Sul Jobs Act Renzi se la canta e se la suona

Le ultime rilevazioni Istat sugli andamenti del mercato del lavoro sono la tavola da surf con la quale il leader del Partito Democratico tenta di cavalcare l’onda del consenso. La recente pubblicazione dell’istituto demografico sull’occupazione nel mese di luglio dà conto di un trend positivo. Crescono di 59mila unità gli occupati rispetto al precedente mese di giugno e si conferma la tendenza positiva del trimestre precedente nella misura del +0,3 per cento. Quanto basta per far dire a Matteo Renzi che è tutto merito del Jobs Act. C’è da scommettere che questa sarà l’equazione della prossima campagna elettorale targata Pd. Le opposizioni, dal canto loro, insorgono contestando in radice la lettura ottimistica delle rilevazioni dell’Istat. Chi ha ragione? Tutti e nessuno. Ciascuno presenta uno spicchio di verità per cui è corretto asserire che tutti abbiano una parte di ragione. Tuttavia, il problema sta nel differente ordine di grandezza di quei spicchi di verità. Per altro verso, nessuno ha ragione quando si pretende di affidare ai numeri la composizione della linea politica.

Sarebbe salutare se si evitasse la strumentalizzazione dei dati lasciandoli fuori dalla propaganda spicciola. Ma è illusorio crederlo. Interessa di più portare l’acqua al proprio mulino magari deviando il corso del fiume piuttosto che guardare in faccia la realtà. Matteo Renzi esulta perché il dato di crescita dell’occupazione è inconfutabile, ma trascura di dire che altrettanto reale è l’aumento del tasso di disoccupazione rilevato nell’analisi di periodo. “Dopo il calo di giugno, la stima delle persone in cerca di occupazione a luglio cresce del 2,1% (+61mila)”. Lo dice l’Istat. Come dice anche che per quanto riguarda gli inattivi tra i 15 e 64 anni, in luglio c’è stato un calo (-115mila). Comunque, la media trimestrale conferma un complessivo migliore andamento con un incremento degli occupati a fronte di una lieve diminuzione dei disoccupati e degli inattivi. Questi i dati di sintesi, ma se si analizzano i sottoinsiemi si comprende che la tanto enfatizzata rivoluzione del Jobs Act è una patacca che luccica. La disaggregazione della stima per classi d’età mostra chiaramente che la crescita occupazionale non è distribuita egualmente su tutte le fasce generazionali. Aumenta nella classe d’età 15-24 anni e tra gli over 50; resta ferma tra i 25-34enni; diminuisce sensibilmente nella fascia dei 35-49 anni.
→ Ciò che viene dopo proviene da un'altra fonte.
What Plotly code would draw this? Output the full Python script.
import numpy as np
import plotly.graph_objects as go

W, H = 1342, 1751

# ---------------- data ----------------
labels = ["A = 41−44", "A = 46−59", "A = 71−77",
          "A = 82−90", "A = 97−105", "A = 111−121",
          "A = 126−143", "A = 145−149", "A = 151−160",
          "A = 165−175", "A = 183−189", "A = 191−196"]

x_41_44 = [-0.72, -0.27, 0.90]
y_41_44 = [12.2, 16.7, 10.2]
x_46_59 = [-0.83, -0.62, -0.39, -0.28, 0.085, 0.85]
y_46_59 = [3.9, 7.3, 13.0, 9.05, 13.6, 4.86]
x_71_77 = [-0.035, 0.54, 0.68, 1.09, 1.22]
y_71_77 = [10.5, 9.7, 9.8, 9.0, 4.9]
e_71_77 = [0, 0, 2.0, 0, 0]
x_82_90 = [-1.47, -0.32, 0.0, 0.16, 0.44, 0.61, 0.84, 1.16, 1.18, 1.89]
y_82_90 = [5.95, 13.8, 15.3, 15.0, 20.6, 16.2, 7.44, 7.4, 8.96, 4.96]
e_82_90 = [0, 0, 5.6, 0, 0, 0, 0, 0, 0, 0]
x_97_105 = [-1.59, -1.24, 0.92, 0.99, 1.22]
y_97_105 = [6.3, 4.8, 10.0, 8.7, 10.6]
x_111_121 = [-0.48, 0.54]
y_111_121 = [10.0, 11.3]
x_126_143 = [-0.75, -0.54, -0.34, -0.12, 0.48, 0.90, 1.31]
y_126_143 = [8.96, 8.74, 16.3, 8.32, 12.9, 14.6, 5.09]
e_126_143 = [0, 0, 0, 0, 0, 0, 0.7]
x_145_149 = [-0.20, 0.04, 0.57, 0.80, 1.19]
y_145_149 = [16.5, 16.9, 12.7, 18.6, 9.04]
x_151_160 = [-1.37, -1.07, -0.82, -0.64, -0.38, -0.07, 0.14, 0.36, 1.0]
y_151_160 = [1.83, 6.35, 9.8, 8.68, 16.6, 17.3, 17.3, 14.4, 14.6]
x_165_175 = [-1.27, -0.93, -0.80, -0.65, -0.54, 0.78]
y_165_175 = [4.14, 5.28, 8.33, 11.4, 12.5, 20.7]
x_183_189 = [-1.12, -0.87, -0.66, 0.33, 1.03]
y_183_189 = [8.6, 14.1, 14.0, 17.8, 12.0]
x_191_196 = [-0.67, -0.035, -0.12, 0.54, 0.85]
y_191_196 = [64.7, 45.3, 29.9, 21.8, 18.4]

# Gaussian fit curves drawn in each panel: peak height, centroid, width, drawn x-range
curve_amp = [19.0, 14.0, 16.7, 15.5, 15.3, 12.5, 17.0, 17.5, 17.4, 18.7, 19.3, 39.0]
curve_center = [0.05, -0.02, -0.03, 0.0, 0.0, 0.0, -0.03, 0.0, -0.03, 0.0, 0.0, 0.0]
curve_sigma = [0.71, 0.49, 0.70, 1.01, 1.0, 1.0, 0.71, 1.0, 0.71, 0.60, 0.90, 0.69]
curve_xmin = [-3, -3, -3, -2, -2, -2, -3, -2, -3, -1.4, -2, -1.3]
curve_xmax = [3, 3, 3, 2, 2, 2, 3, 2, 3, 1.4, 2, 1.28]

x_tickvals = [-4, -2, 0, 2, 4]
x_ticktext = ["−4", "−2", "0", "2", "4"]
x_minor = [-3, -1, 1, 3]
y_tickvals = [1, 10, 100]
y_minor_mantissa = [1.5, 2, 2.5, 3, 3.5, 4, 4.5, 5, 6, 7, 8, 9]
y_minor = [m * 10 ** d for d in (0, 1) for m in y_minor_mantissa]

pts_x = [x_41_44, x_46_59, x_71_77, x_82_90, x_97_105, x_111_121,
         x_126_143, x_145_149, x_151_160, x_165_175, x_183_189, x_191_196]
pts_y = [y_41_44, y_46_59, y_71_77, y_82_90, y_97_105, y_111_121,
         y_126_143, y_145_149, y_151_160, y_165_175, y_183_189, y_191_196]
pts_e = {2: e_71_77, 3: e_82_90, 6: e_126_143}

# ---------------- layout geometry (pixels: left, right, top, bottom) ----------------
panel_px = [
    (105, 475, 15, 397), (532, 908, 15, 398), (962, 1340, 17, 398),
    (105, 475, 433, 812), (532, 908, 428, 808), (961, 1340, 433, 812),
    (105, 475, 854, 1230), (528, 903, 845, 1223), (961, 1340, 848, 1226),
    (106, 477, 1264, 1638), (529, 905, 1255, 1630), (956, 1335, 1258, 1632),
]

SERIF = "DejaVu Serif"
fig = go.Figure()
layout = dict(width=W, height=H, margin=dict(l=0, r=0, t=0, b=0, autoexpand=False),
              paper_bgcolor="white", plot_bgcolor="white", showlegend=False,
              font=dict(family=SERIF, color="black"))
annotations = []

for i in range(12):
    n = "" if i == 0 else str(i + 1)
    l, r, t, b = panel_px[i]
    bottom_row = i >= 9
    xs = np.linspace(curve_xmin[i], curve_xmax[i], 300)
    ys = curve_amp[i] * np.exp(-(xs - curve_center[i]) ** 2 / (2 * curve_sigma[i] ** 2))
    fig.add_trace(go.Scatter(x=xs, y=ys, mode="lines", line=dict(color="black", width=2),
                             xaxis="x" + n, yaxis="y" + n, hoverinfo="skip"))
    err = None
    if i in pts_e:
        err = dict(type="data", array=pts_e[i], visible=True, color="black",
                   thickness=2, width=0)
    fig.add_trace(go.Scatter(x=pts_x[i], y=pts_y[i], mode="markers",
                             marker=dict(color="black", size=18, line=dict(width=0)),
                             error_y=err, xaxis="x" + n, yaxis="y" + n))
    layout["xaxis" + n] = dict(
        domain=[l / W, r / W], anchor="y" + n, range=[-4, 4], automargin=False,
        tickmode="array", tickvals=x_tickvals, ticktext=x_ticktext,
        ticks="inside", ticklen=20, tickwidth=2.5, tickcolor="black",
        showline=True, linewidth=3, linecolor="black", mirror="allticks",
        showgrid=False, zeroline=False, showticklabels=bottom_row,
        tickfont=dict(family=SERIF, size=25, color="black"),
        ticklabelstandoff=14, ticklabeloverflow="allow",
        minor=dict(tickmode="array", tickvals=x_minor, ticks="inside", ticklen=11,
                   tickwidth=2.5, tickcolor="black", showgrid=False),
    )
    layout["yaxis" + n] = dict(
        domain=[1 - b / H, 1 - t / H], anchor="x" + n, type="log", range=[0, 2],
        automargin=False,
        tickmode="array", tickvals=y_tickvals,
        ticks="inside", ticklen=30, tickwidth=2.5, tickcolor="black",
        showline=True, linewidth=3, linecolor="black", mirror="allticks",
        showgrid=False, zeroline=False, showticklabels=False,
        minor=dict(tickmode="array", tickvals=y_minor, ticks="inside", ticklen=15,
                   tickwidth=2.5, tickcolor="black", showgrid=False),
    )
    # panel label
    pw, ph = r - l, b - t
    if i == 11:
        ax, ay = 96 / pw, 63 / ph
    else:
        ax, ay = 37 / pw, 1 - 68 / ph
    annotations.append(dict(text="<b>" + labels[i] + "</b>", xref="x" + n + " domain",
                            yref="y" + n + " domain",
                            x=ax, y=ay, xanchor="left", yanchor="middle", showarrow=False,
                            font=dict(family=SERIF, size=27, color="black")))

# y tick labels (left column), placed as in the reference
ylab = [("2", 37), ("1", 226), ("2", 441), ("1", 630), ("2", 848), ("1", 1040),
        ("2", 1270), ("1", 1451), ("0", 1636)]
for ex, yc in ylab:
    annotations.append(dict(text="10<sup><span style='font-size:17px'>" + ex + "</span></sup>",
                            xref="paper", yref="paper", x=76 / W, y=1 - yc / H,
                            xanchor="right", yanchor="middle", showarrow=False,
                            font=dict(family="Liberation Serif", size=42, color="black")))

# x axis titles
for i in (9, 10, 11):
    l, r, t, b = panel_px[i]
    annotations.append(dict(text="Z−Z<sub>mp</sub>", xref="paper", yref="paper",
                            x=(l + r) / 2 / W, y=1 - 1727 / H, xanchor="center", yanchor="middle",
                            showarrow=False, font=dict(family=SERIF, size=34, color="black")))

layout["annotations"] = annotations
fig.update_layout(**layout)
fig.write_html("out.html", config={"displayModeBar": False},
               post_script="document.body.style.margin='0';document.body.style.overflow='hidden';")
Ora, se per i giovanissimi è intuibile che abbiano funzionato gli incentivi alle assunzioni, per gli over 50 l’incremento statistico è dovuto in larga parte alle ricadute della riforma “Fornero” sull’allungamento dell’età lavorativa. Risultato: non si crea nuova occupazione ma si tiene alla corda quella che c’è. Dovrebbe preoccupare la crisi della classe di mezz’età che rischia di espellere dal mondo del lavoro una generazione d’italiani non facilmente convertibili in nuovi profili lavorativi perché privi delle necessarie skills (abilità-conoscenze-competenze). In realtà questi numeri rappresentano soltanto la pagliuzza. C’è la trave che si continua a ignorare. L’enormità del dato, di là dalle oscillazioni dei decimali, sta nella consistenza numerica dei nostri occupati. Oggi in Italia lavorano 23 milioni 63mila persone. Troppo poche se si considera che al 1 gennaio di quest’anno siamo in 60.589.445. Di questi, l’8,3 per cento sono stranieri. Su tre residenti in Italia soltanto uno lavora. Ma con questo rapporto si va a sbattere. Si aggiunga che in quell’universo asfittico di occupati non tutto è lavoro permanente. Cinque milioni 340mila sono i lavoratori indipendenti e 2 milioni 735mila sono i contratti a termine di dipendenti, che in Italia non vuol dire flessibilità virtuosa sul modello anglosassone ma disperante precarietà se non odioso sfruttamento della manodopera. In particolare di quella intellettuale e mediamente qualificata. I numeri, come si sa, sono testardi. Non mentono e non si piegano alla propaganda del tribuno di turno.

Matteo Renzi dovrà usare cautela a battere il tasto del Jobs Act perché gli si potrebbe ritorcere contro. E le opposizioni evitino di rincorrere l’avversario polemizzando sul decimale di punto, ma aprano una seria riflessione sullo sviluppo complessivo del sistema produttivo italiano. Perché il problema è tutto lì: di quale crescita ha bisogno l’Italia per salvare la capra della stabilità economico-sociale e i cavoli (amarissimi) del ménage delle persone comuni e delle famiglie?